> GIVEN RECORDS

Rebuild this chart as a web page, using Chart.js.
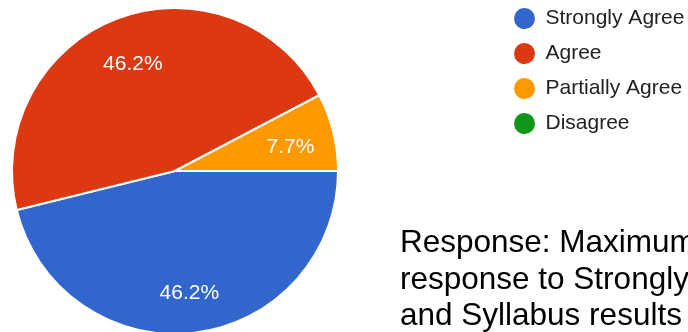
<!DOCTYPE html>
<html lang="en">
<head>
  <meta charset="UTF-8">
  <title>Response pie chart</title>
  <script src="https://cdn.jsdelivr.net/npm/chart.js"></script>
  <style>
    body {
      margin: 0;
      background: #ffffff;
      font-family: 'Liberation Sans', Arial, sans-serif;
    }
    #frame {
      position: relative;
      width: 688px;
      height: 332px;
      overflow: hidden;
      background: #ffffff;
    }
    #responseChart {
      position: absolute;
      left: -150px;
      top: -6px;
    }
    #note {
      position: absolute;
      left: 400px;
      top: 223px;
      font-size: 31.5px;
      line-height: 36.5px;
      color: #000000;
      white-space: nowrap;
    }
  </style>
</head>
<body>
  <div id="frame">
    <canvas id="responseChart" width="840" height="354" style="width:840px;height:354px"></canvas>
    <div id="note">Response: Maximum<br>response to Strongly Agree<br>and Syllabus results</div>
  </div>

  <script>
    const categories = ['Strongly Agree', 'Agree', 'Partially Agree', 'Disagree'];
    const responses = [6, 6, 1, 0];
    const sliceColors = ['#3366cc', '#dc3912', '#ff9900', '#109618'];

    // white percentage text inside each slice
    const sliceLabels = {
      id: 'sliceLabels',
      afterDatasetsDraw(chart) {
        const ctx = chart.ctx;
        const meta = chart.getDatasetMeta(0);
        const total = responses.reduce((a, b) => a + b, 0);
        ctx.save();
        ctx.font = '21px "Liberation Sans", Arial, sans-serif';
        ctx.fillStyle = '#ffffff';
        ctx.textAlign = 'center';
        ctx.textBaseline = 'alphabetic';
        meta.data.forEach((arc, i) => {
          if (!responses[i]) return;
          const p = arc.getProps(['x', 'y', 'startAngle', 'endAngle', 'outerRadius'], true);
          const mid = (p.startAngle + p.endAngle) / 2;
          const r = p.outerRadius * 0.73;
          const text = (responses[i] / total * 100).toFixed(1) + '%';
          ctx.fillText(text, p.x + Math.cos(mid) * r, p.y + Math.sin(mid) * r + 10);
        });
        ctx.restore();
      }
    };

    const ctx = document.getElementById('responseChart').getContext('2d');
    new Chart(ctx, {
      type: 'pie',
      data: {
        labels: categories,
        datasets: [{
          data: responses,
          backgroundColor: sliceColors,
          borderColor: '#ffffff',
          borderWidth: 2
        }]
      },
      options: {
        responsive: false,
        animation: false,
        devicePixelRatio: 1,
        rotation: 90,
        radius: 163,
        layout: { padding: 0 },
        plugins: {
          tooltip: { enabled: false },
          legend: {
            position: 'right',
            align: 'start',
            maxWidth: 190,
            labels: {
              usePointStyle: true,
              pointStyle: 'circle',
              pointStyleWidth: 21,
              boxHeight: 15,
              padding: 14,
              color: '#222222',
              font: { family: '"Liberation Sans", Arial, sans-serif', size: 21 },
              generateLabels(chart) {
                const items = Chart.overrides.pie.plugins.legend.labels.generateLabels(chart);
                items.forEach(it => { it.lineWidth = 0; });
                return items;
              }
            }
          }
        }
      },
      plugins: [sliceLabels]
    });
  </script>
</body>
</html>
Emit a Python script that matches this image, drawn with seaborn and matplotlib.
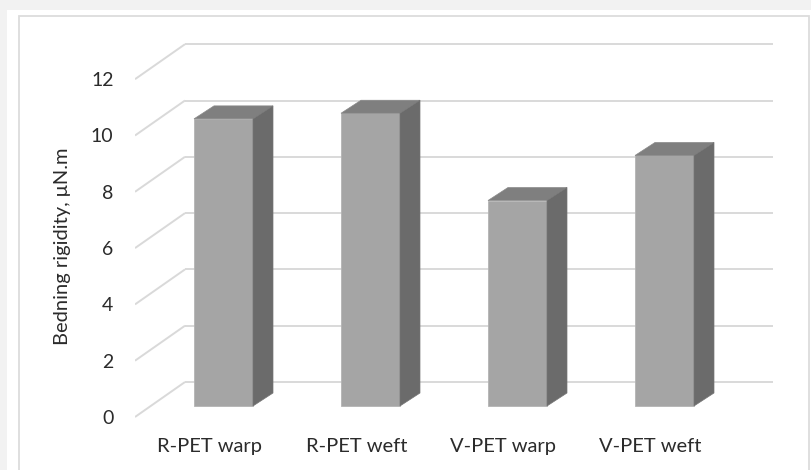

> WORK REQUIRED
Omit every picture, then repeat the remaining data exactly as it appears above.

> RESULT FOR THIS TASK
Rebuild this chart as a web page, using Chart.js.
<!DOCTYPE html>
<html lang="en">
<head>
  <meta charset="UTF-8">
  <title>Response pie chart</title>
  <script src="https://cdn.jsdelivr.net/npm/chart.js"></script>
  <style>
    body {
      margin: 0;
      background: #ffffff;
      font-family: 'Liberation Sans', Arial, sans-serif;
    }
    #frame {
      position: relative;
      width: 688px;
      height: 332px;
      overflow: hidden;
      background: #ffffff;
    }
    #responseChart {
      position: absolute;
      left: -150px;
      top: -6px;
    }
    #note {
      position: absolute;
      left: 400px;
      top: 223px;
      font-size: 31.5px;
      line-height: 36.5px;
      color: #000000;
      white-space: nowrap;
    }
  </style>
</head>
<body>
  <div id="frame">
    <canvas id="responseChart" width="840" height="354" style="width:840px;height:354px"></canvas>
    <div id="note">Response: Maximum<br>response to Strongly Agree<br>and Syllabus results</div>
  </div>

  <script>
    const categories = ['Strongly Agree', 'Agree', 'Partially Agree', 'Disagree'];
    const responses = [6, 6, 1, 0];
    const sliceColors = ['#3366cc', '#dc3912', '#ff9900', '#109618'];

    // white percentage text inside each slice
    const sliceLabels = {
      id: 'sliceLabels',
      afterDatasetsDraw(chart) {
        const ctx = chart.ctx;
        const meta = chart.getDatasetMeta(0);
        const total = responses.reduce((a, b) => a + b, 0);
        ctx.save();
        ctx.font = '21px "Liberation Sans", Arial, sans-serif';
        ctx.fillStyle = '#ffffff';
        ctx.textAlign = 'center';
        ctx.textBaseline = 'alphabetic';
        meta.data.forEach((arc, i) => {
          if (!responses[i]) return;
          const p = arc.getProps(['x', 'y', 'startAngle', 'endAngle', 'outerRadius'], true);
          const mid = (p.startAngle + p.endAngle) / 2;
          const r = p.outerRadius * 0.73;
          const text = (responses[i] / total * 100).toFixed(1) + '%';
          ctx.fillText(text, p.x + Math.cos(mid) * r, p.y + Math.sin(mid) * r + 10);
        });
        ctx.restore();
      }
    };

    const ctx = document.getElementById('responseChart').getContext('2d');
    new Chart(ctx, {
      type: 'pie',
      data: {
        labels: categories,
        datasets: [{
          data: responses,
          backgroundColor: sliceColors,
          borderColor: '#ffffff',
          borderWidth: 2
        }]
      },
      options: {
        responsive: false,
        animation: false,
        devicePixelRatio: 1,
        rotation: 90,
        radius: 163,
        layout: { padding: 0 },
        plugins: {
          tooltip: { enabled: false },
          legend: {
            position: 'right',
            align: 'start',
            maxWidth: 190,
            labels: {
              usePointStyle: true,
              pointStyle: 'circle',
              pointStyleWidth: 21,
              boxHeight: 15,
              padding: 14,
              color: '#222222',
              font: { family: '"Liberation Sans", Arial, sans-serif', size: 21 },
              generateLabels(chart) {
                const items = Chart.overrides.pie.plugins.legend.labels.generateLabels(chart);
                items.forEach(it => { it.lineWidth = 0; });
                return items;
              }
            }
          }
        }
      },
      plugins: [sliceLabels]
    });
  </script>
</body>
</html>
Emit a Python script that matches this image, drawn with seaborn and matplotlib.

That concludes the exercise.